Ce climat social a fait émerger des questionnements importants à propos de la sexualité, bien sûr. Mais aussi à propos de la masculinité, de la notion de consentement et de l’importance de la communication. Nous n’avons pas fini de réfléchir à ce sujet. En effet, le Ministre de l’éducation du Québec, Bernard Drainville, a annoncé le déclenchement d’une enquête générale sur les violences sexuelles dans les écoles primaires et secondaires. Ces violences semble-t-il, « se multiplient » peut-on lire dans Le Devoir. Si ceci n’est pas la preuve que l’ondoit encore parler de sexualité, je ne sais pas ce qu’il faudra.

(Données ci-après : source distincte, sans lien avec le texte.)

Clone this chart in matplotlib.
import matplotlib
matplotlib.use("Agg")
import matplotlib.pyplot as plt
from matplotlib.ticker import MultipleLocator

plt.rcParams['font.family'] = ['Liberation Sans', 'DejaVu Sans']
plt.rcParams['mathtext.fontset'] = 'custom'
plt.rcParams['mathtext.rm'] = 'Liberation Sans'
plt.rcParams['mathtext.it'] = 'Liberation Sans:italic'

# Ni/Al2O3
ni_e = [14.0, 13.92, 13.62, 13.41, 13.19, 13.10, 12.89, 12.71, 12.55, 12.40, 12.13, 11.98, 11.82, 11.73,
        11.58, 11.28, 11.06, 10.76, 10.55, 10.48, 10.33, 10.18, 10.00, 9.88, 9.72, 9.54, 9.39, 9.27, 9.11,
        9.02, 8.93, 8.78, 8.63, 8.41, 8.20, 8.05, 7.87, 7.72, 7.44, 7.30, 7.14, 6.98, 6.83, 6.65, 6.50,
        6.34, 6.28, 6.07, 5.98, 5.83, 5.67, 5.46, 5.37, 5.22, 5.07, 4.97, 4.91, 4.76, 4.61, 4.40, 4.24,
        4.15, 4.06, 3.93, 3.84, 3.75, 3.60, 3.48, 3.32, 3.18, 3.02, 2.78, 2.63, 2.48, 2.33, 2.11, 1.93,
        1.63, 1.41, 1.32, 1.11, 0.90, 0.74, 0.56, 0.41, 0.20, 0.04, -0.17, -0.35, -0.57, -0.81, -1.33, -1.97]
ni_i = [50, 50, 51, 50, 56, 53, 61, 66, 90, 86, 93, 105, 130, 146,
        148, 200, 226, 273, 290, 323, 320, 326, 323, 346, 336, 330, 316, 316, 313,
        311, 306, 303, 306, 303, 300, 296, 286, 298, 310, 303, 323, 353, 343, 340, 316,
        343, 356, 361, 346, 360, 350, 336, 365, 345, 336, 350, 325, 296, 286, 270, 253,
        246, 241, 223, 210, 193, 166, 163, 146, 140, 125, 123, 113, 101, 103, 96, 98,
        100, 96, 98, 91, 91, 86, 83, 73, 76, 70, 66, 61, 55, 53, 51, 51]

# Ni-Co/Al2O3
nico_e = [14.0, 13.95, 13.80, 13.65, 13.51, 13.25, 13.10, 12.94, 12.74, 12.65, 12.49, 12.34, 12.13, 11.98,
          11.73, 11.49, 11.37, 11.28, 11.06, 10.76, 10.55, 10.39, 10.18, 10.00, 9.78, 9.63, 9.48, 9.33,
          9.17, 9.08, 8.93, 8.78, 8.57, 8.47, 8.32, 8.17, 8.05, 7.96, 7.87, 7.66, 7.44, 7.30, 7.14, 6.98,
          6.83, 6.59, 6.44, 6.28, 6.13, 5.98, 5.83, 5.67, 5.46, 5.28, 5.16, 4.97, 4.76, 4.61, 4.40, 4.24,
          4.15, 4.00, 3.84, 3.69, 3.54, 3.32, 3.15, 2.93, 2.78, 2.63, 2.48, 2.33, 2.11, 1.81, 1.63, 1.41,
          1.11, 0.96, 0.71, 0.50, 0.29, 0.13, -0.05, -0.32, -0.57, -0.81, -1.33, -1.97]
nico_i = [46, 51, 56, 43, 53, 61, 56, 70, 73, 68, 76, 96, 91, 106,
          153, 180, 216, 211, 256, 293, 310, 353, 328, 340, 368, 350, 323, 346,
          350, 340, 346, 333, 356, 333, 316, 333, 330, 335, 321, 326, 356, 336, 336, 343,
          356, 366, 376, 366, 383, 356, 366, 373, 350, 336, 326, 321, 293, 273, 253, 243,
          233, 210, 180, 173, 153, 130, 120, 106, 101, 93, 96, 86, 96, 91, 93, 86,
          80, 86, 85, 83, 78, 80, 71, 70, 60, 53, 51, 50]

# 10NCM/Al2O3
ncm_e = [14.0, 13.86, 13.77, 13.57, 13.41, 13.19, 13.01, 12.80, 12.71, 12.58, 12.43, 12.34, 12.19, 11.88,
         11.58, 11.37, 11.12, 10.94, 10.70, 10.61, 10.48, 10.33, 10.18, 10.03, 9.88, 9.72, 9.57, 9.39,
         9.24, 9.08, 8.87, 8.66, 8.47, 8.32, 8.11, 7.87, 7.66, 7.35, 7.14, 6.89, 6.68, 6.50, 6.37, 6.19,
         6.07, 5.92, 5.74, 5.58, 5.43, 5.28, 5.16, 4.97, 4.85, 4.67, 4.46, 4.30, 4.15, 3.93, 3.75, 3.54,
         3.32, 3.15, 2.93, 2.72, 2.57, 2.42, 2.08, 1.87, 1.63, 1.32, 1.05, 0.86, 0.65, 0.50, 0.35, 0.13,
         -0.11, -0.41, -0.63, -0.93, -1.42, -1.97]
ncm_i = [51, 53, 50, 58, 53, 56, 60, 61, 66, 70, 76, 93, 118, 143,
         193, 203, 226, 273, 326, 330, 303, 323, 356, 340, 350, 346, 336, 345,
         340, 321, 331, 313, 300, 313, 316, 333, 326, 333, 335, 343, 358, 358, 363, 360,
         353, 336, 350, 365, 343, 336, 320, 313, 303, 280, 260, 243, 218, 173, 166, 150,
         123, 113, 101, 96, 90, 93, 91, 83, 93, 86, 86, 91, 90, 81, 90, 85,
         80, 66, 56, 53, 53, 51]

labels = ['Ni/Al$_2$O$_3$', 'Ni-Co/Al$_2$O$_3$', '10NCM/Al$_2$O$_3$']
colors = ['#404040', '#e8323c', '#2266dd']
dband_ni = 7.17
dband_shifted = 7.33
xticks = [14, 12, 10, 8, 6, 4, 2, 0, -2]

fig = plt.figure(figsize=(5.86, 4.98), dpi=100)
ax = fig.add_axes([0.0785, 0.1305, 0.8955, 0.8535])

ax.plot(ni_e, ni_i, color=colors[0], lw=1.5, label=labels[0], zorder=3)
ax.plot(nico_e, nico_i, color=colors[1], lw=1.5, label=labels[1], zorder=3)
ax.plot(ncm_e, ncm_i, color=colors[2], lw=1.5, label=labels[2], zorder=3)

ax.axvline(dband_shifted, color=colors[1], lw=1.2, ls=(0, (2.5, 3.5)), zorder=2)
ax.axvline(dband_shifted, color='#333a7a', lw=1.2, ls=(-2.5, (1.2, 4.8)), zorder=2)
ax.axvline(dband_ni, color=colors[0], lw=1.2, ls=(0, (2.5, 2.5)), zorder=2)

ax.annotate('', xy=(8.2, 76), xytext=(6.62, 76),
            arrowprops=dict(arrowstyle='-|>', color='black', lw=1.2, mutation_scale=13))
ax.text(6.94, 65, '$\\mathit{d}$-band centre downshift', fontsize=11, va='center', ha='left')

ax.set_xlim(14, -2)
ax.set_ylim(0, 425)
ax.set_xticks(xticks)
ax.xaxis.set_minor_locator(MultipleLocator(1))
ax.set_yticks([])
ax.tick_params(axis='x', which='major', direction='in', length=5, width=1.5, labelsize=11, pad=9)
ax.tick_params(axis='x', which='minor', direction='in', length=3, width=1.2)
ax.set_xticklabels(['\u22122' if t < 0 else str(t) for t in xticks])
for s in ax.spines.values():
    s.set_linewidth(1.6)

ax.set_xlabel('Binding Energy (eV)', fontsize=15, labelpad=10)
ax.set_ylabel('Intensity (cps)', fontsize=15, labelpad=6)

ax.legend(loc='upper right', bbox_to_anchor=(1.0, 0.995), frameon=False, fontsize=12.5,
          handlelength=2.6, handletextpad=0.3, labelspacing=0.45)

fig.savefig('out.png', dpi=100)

Les jeunes sont exposé.e.s à leur premier contenu porno de plus en plus tôt
Et, parlant d’école, rappelons que les jeunes sont confronté.e.s de plus en plus tôt à des contenus pornographiques. S’il y a quelques années, l’âge de visionnement d’un premier porno chez les jeunes était de 11 ans, les parents mentionnent maintenant plus souvent l’âge de 9 ans. C’est très jeune pour se retrouver devant des images qui ne sont pas du tout créées pour elles et eux. Ces jeunes n’ont pas d’outils pour gérer cela.
De plus, il existe un énorme silence autour de ces contenus, encore trop peu abordés dans l’éducation à la sexualité, que ce soit à l’école ou à la maison. On comprend; le sujet n’est pas nécessairement facile à amener et aborder de front. Cela dit, rappelons-nous que l’on décortique de nombreux produits culturels en détail afin de s’assurer que cela ne nuise pas aux enfants. Pensons aux récents débats à propos d’inoffensifs spectacles de drag queens aux États-Unis et même ici. Pourtant, on fait comme si les contenus pornographiques n’existaient pas. Alors que l’on sait très bien que les jeunes tombent fréquemment nez à nez avec ceux-ci…
La pornographie, comme tout sujet qui touche la sexualité, devrait être abordée et expliquée aux jeunes pour les conscientiser face à ce type de contenu. On ne veut pas les laisser seul.e.s, impressionnables et démuni..es, devant des vidéos, photos, animés, etc. qui peuvent avoir des conséquences importantes sur la perception de leur corps, leur intimité et leur sexualité.
Comme un disque rayé : parlons-en!
Je pourrais continuer longtemps. Je peux trouver 1001 autres raisons qui expliquent à quel point il est important de discuter ouvertement de sexualité. Plus on en parlera, plus on fera tomber les tabous, les craintes, les incompréhensions. Parce que, jusqu’à maintenant, la peur, le déni, le mystère et l’interdiction n’ont fait que repousser des discussions que l’on doit finir par avoir. Ce n’est qu’une question de temps.